=== PROBLEM ===
Without the pictures, print the lines running from the beginning of the material to the line containing "import numpy as np", both ends included.

=== LISTED ENTRIES ===
*****
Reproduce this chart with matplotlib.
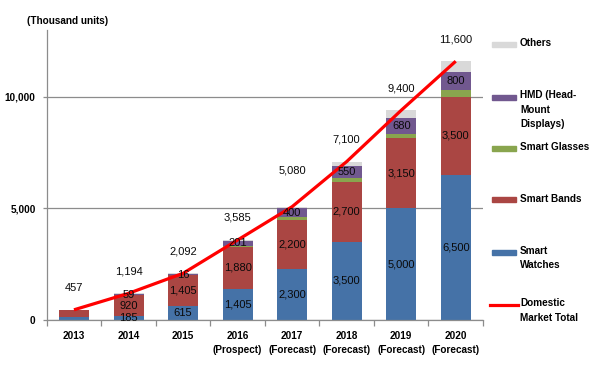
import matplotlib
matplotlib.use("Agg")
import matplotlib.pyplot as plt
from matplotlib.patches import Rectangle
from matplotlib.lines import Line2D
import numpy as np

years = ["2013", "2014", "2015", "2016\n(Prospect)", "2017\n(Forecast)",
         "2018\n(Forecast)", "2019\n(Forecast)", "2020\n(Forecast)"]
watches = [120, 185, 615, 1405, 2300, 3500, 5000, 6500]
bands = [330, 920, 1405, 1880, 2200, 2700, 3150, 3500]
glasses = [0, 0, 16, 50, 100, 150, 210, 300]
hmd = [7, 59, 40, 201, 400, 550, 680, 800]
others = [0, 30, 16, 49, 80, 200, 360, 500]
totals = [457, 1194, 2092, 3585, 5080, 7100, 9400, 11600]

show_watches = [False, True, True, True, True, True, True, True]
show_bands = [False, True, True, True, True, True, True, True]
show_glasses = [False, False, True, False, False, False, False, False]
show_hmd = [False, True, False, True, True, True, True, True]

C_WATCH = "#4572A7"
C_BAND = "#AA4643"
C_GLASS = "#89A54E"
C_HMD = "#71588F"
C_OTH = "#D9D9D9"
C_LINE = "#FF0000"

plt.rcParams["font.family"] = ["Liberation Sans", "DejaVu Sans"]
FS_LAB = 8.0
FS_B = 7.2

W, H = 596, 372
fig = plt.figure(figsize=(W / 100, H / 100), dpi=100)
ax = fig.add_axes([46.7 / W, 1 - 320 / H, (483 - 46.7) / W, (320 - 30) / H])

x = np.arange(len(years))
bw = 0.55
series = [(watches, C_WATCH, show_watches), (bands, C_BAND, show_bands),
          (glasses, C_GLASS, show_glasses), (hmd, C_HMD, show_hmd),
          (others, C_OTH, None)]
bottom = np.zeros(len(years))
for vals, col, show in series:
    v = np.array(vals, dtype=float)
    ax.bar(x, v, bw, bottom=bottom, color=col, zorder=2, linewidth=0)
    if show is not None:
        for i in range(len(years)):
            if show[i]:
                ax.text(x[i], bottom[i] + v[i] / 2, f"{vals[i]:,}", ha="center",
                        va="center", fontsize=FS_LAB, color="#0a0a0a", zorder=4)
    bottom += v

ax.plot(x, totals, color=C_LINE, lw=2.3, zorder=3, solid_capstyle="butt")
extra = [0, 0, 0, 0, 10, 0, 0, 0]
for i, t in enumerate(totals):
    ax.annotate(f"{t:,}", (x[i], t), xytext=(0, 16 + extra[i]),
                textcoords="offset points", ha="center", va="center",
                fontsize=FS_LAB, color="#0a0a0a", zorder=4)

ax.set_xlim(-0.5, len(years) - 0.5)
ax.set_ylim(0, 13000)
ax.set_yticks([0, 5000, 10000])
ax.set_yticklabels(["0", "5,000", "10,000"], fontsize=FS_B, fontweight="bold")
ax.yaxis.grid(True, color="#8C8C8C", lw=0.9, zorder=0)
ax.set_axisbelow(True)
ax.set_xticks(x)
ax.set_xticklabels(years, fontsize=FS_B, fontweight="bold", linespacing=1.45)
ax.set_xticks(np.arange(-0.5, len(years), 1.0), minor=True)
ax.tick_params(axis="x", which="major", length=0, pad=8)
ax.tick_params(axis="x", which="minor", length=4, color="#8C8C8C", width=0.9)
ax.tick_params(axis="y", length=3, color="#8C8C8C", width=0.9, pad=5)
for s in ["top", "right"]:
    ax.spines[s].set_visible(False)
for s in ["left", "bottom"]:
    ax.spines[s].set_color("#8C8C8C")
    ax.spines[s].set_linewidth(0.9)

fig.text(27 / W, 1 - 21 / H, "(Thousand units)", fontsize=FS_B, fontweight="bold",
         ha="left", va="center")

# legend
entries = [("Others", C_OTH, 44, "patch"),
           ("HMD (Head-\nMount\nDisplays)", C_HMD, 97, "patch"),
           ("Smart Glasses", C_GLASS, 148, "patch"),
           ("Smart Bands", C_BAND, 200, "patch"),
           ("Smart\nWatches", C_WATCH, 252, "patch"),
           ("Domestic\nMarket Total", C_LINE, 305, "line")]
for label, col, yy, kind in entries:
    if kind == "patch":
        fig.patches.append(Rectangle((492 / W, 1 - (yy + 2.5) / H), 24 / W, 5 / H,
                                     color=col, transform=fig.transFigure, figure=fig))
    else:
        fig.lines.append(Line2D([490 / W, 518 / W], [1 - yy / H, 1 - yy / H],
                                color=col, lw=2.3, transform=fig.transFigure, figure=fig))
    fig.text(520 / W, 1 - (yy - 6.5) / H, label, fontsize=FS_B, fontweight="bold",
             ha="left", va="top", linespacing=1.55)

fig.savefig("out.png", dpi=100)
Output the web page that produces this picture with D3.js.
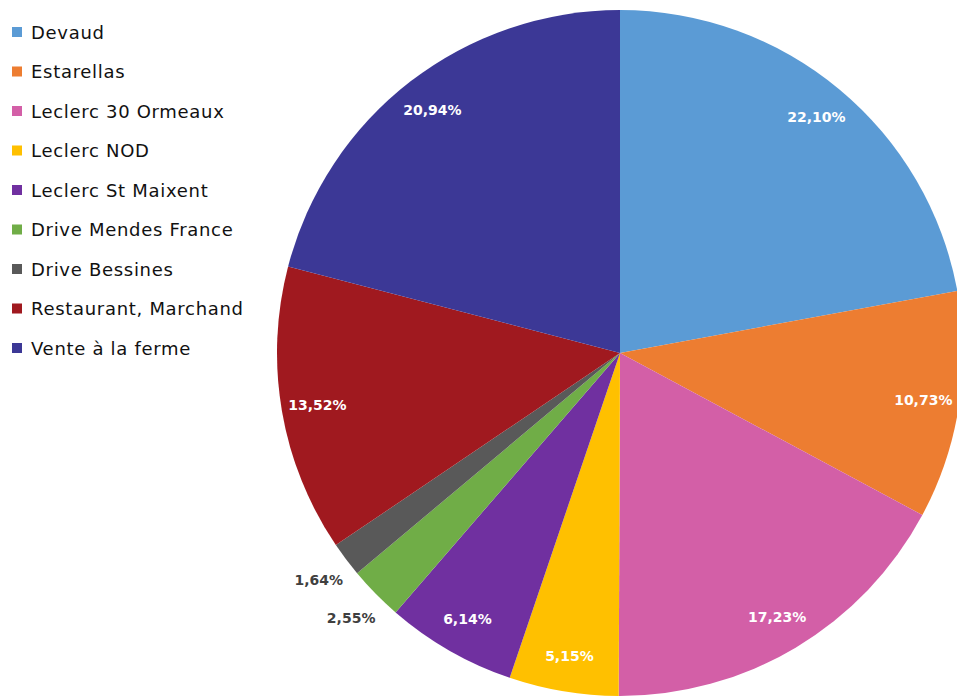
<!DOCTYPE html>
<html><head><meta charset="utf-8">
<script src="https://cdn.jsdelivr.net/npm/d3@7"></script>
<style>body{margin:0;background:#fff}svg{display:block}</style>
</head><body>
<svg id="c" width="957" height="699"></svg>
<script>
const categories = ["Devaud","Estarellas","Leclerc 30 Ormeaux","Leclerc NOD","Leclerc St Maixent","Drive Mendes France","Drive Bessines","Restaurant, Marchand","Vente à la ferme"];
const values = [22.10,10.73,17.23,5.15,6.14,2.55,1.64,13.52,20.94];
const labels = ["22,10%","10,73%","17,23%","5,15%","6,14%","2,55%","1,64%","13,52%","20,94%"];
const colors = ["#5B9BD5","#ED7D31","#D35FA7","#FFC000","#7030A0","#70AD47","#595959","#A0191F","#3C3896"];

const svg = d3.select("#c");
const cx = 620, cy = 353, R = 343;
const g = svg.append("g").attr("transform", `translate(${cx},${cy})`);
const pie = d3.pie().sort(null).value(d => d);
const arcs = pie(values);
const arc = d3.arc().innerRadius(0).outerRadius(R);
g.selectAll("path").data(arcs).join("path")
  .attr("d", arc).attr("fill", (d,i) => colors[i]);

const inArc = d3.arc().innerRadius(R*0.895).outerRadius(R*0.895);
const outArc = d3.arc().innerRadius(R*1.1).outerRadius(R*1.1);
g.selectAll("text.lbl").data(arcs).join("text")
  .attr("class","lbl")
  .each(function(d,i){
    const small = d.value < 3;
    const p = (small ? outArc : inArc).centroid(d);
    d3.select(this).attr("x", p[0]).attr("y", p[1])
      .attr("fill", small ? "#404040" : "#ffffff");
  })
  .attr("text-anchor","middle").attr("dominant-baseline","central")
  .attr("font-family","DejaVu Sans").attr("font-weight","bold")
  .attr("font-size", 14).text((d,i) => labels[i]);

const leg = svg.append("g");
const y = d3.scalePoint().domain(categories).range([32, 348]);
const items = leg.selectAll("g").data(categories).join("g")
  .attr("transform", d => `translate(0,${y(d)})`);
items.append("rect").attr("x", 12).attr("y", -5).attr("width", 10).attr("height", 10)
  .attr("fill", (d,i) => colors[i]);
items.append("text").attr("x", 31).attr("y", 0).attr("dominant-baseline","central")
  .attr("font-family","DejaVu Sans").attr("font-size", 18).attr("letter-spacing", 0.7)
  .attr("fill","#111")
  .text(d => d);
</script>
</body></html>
*****
=== FULL RESPONSE ===
Reproduce this chart with matplotlib.
import matplotlib
matplotlib.use("Agg")
import matplotlib.pyplot as plt
from matplotlib.patches import Rectangle
from matplotlib.lines import Line2D
import numpy as np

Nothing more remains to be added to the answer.